For the most part: yes. Monica did not have life insurance, but I have a good job and we had saved a little to buy a house, so I’m not in ruins. Since we were a two income family, however, I will most likely have to make some changes at some point. I bought one of those money manager computer programs and sucked in the incoming and outgoing data from the last several months. Without Monica’s income I am currently cash flow negative. I will certainly tighten the belt in some areas and make it work, but I may have to find a smaller apartment or something. Kai will receive a small monthly benefit ( about ~$200) from social security until he’s 16 so that will help.
- How are you doing?
Hmm. How do you answer that? There’s the safe “hanging in there”, or the “some times are better than others”, but I think those are more like polite responses. I don’t think anyone (others or myself) really has the time to answer that in passing anyways, and I’m not sure that most would really feel comfortable really hearing it.

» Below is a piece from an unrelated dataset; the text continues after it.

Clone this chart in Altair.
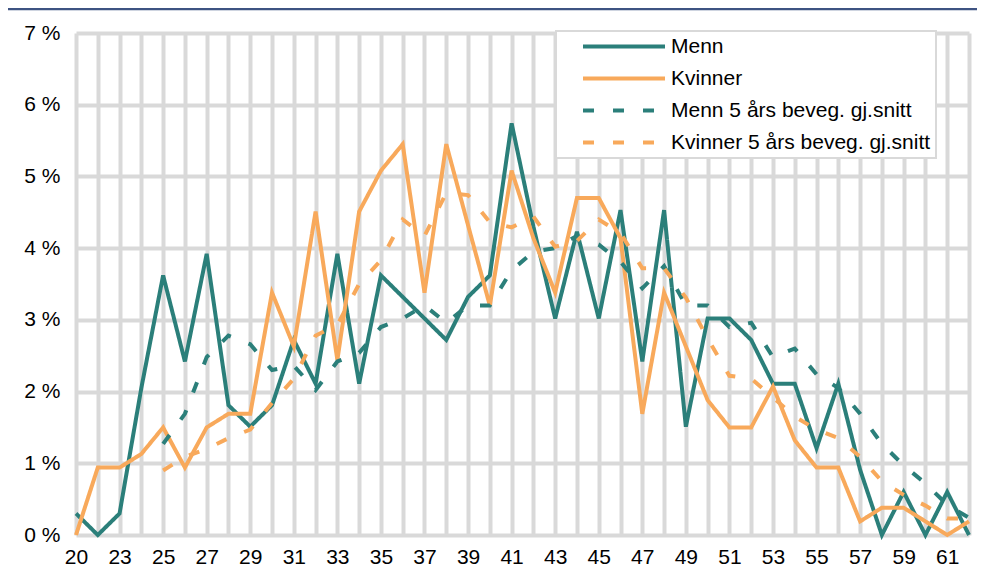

When I was in third grade, a local Indian chief from a San Joaquin valley tribe called the Yokuts came to visit our class. He came to talk about his culture, but the one thing I’ll never forget that he talked about was how our society is willing to make a greeting out of an important question like “How are you?” and not expect anything meaningful in return. His argument was that we ought to really care how people are doing, but instead we’re satisfied with just being polite. I don’t think he would be happy with me as I give my safe/polite answers. 😉 I don’t mind the question and I appreciate people’s concern, but I’m usually not ready to give an answer without pulling up a chair and a box of puffs tissues.